Part 2: I am a sad lady
I’ll be honest, I almost gave it up before I started.
I knew what was coming. I knew it.
A +B = C.
Tiffany ring + trash truck = that’s right. You know where.
I went to Tiffany.com to figure out how much it would cost to replace my ring. I breifly considered never telling anyone what I had done, and just replacing the ring and forgetting about it.
I also considered limping around the house and waiting for someone else to offer to replace it for me.
I even started developing the start of a terrifying story wherein I get robbed on the street, held up at gunpoint and forced to fork over my precious heirlooms and sorority girl jewelry, but that seemed more likely to open up a great big can of Hilary Please Move Home Now, and even Tiffany is not worth starting that conversation.

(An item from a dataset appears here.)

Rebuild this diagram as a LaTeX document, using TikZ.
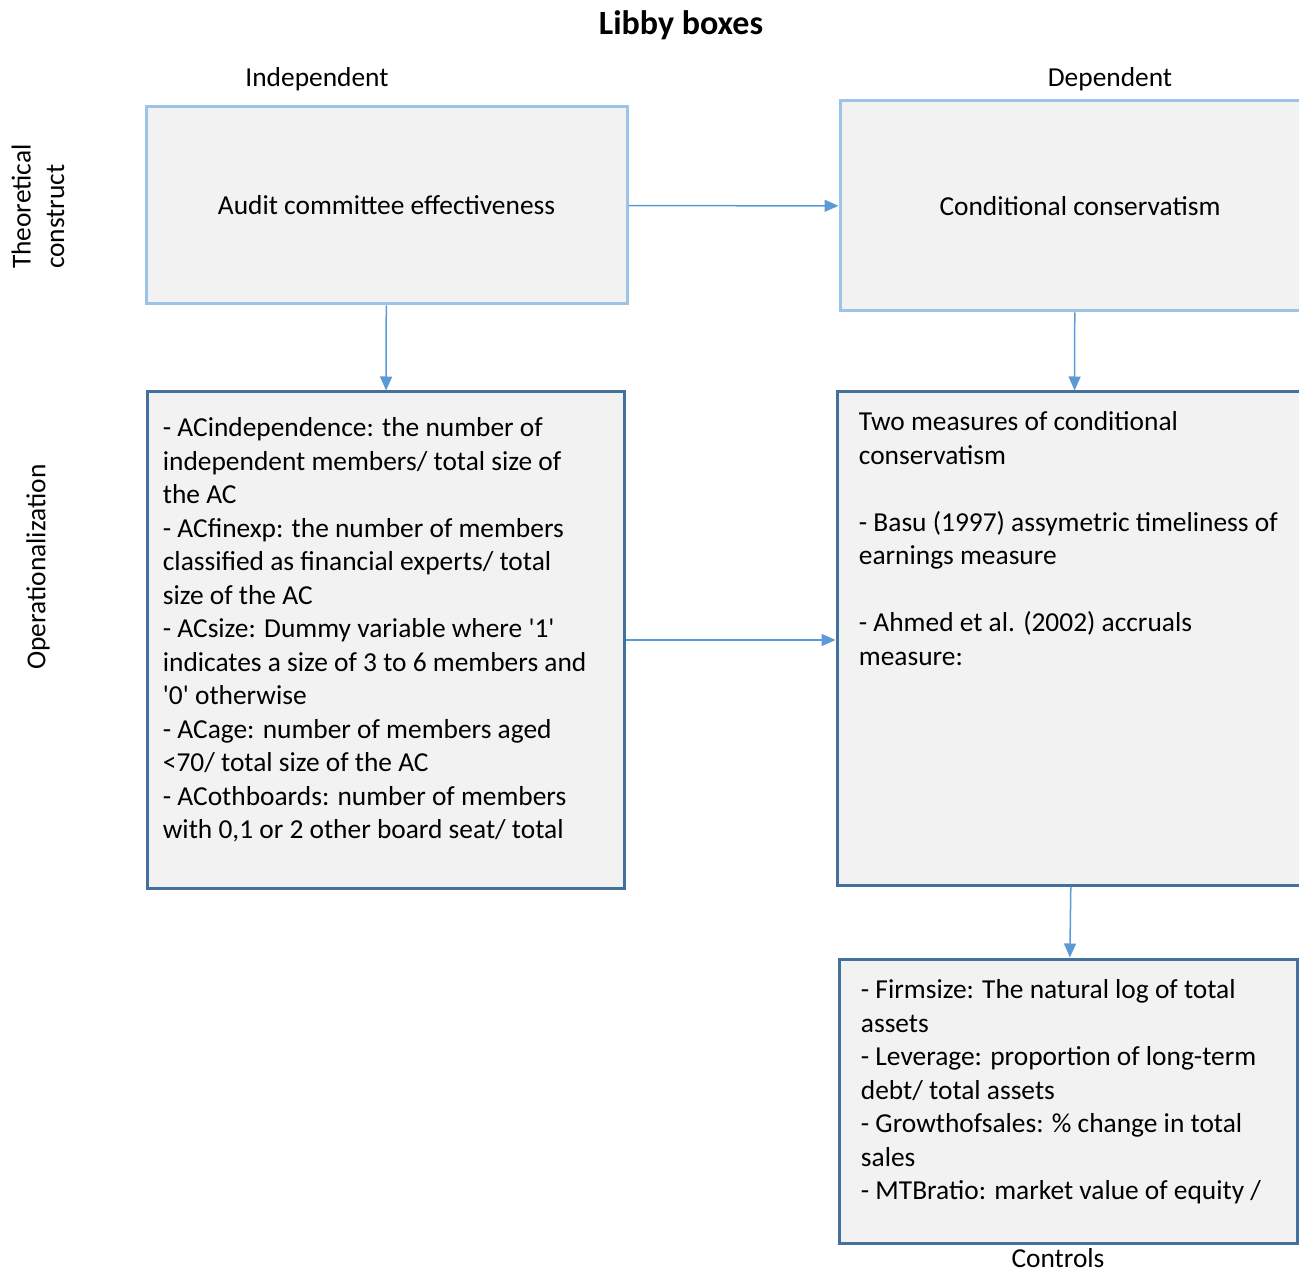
\documentclass[tikz,border=0pt]{standalone}
\usepackage{fontspec}
\setmainfont{Carlito}
\usepackage{tikz}
\usetikzlibrary{positioning,arrows.meta,calc}
\definecolor{lightedge}{HTML}{9DC3E6}
\definecolor{darkedge}{HTML}{41719C}
\definecolor{boxfill}{HTML}{F2F2F2}
\definecolor{arrowblue}{HTML}{5B9BD5}
\tikzset{%
  arrow/.style    = { -{Triangle[length=7pt,width=6pt]}, line width = 0.75pt, draw = arrowblue },
  tbox/.style     = { fill = boxfill, draw = #1, line width = 1.5pt, inner sep = 0pt, align = center },
  btext/.style    = { anchor = north west, align = left, inner sep = 0pt }
}

\begin{document}
\begin{tikzpicture}[x=0.5pt, y=-0.5pt, font=\fontsize{13.7}{16.75}\selectfont]
  \clip (0,0) rectangle (1299,1272);
  \node(title) at (681,25) {\bfseries\fontsize{17}{20}\selectfont Libby boxes};
  \node(indep) at (317,79) {Independent};
  \node(dep) at (1110,79) {Dependent};
  \node(theo)[rotate=90, align=left, anchor=west] at (38,276) {Theoretical\\construct};
  \node(oper)[rotate=90] at (38,567) {Operationalization};
  % theoretical construct
  \node(ac)[tbox=lightedge, minimum width=240.5pt, minimum height=98.5pt] at (386.5,205.5) {Audit committee effectiveness};
  \node(cc)[tbox=lightedge, minimum width=235pt, minimum height=105pt] at (1075,206) {\hspace*{5pt}Conditional conservatism};
  % operationalization
  \node(op)[tbox=darkedge, minimum width=238.5pt, minimum height=248pt] at (385.5,640) {};
  \node(om)[tbox=darkedge, minimum width=237pt, minimum height=246.5pt] at (1074,638.5) {};
  \node(ctl)[tbox=darkedge, minimum width=229pt, minimum height=142pt] at (1068,1101) {};
  \node(op-txt)[btext] at ([xshift=8.5pt, yshift=-13.5pt]op.north west) {%
    - ACindependence: the number of\\
    independent members/ total size of\\
    the AC\\
    - ACfinexp: the number of members\\
    classified as financial experts/ total\\
    size of the AC\\
    - ACsize: Dummy variable where \textquotesingle1\textquotesingle\\
    indicates a size of 3 to 6 members and\\
    \textquotesingle0\textquotesingle\ otherwise\\
    - ACage: number of members aged\\
    <70/ total size of the AC\\
    - ACothboards: number of members\\
    with 0,1 or 2 other board seat/ total};
  \node(om-txt)[btext] at ([xshift=11.5pt, yshift=-10.5pt]om.north west) {%
    Two measures of conditional\\
    conservatism\\[16.75pt]
    - Basu (1997) assymetric timeliness of\\
    earnings measure\\[16.75pt]
    - Ahmed et al. (2002) accruals\\
    measure:};
  \node(ctl-txt)[btext] at ([xshift=11.5pt, yshift=-11pt]ctl.north west) {%
    - Firmsize: The natural log of total\\
    assets\\
    - Leverage: proportion of long-term\\
    debt/ total assets\\
    - Growthofsales: \% change in total\\
    sales\\
    - MTBratio: market value of equity /};
  \node(controls)[inner sep=0pt] at (1058,1258) {Controls};
  \draw[arrow] (ac) -- (cc);
  \draw[arrow] (ac) -- (op);
  \draw[arrow] (cc) -- (om);
  \draw[arrow] (op.east) -- (op.east -| om.west);
  \draw[arrow] (om) -- (ctl);
\end{tikzpicture}
\end{document}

I don’t know if I’m too stubborn, too cheap, too bad a liar, too Lutheran (which is a combination of being stubborn, cheap and a bad liar) or something else – what’s the feeling? Ah yes! Too guilty. But I couldn’t do it. I had to try to get my ring back. And if it were not to be found, I would have to apologize to my parents and go Tiffanyless for the rest of my days. I clearly cannot be trusted with nice things.
And I clearly knew where I was going to have to go if I wanted to get my ring back.